米長期金利が示す大暴落のシグナル=市岡繁男
10月10日はS&P500が3.29%、ナスダックが4.08%も下落した。米国株が1日で3.3%以上、下落したのは今年3回目である。これだけ下がるのは滅多にないことで、筆者の調べでは1927年以降、1日で3.3%以上も下げたのは総立会日数(総取引日数)2万3611日中、221回しかなかった。つまり、確率的には4年に1度くらいしかないことが、今年は3回も起きたのである。
地震と同じで、株価の急落も単発ならあまり気にすることはない。だが、それが複数回、起きると嫌な感じがするものだ。ましてや今の株価は明らかに割高なのである。

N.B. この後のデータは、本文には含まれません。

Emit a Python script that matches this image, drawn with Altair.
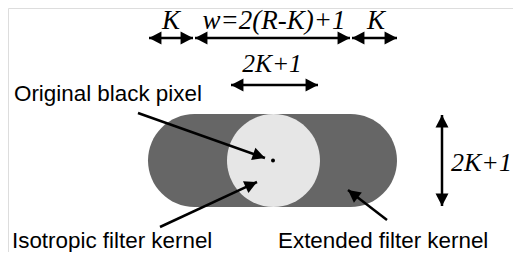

たとえば、いわゆるバフェット指数(株式時価総額÷名目GDP)は、2000年のITバブルを上回り、戦後最高の水準にある(図1)。
10年移動平均という危険ライン
こうしたなか、10年国債利回り(長期金利)が3.2%まで上昇してきた。1981年以降、長期金利が10年移動平均(現在は2.5%)に接近、ないしは超えた場合には、必ずと言ってよいほど株価は下落している。
87年のブラックマンデー、00年のITバブル、08年のリーマン・ショックがその事例である。
機関投資家は長期金利の上昇で債券の含み益がなくなれば、株式などリスク資産への投資を縮小せざるを得ない。しかも今回は、長期金利の10年移動平均に対する乖離度合いが突出している。つまり、それだけ債券の含み損が大きいのである。
住宅と自動車株も急落
もう一点、住宅や自動車産業の株価が急落していることも要注意である。たとえば昨年秋以降、10年国債先物価格が約8%下落(長期金利は上昇)するなかで、住宅株や自動車株はピーク比25%も下落している(図2)。これは住宅ローンや自動車ローンの金利が上昇すると、こうした高額商品の消費は落ち込むからである。
この上さらに金利が上がるようなら、他の消費も落ち込んでいくだろう。すでに先週は小売業界の株価が前週比4.8%も下落している。
今回の株価急落は、そんな金利上昇の怖さが皆に知れ渡ったからではないか。